The sound of bagpipes is a constant throughout National Police Week – at formal events and ceremonies, as well as outside the Irish bars off Capitol Hill and in the Penn Quarter neighborhood. But Thursday was really the day for bagpipes. The 14th Annual Emerald Society & Pipeband March stepped off at 6 pm for the short procession to the National Law Enforcement Officers Memorial in Judiciary Square, where there were speeches, remembrances and more bagpipe music.
The Lake County (IN) Pipe and Drum Band was the host unit for this year’s event, and Senator Evan Bayh and Sheriff Roy Dominguez spoke during the ceremony. “Let us not wait until another 9/11 … let us not wait until memorial services such as this one … to say ‘thank you’ to our law enforcement officers,” Senator Bayh remarked.
While bagpipes can be traced back to the Middle East several centuries before the birth of Christ, it was in Ireland and Scotland that the instrument became popular. It was used to signal a death and escort the fallen to the final resting place. During the 14th century, bagpipes could be found in nearly every Irish and Scotch village.

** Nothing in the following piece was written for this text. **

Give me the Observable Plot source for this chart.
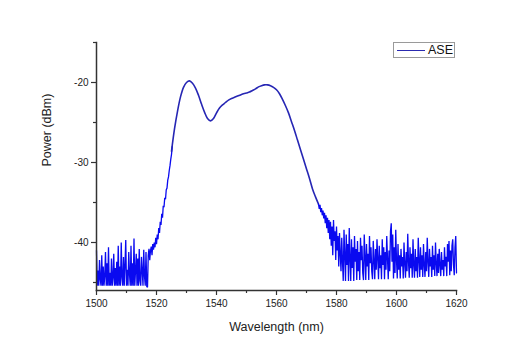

Their strong association with law enforcement in this country developed as Irish-Americans came to play a larger and larger role in American policing. During the 19th and early 20th centuries, law enforcement agencies in the United States were looking to fill their growing ranks, and it was often the Irish who stepped forward. One of the enduring traditions they helped bring to the profession was bagpipe music.
On Thursday at the Memorial, through music and fellowship, hundreds remembered all law enforcement officers killed in the line of duty, in particular our brothers and sisters of Gaelic descent.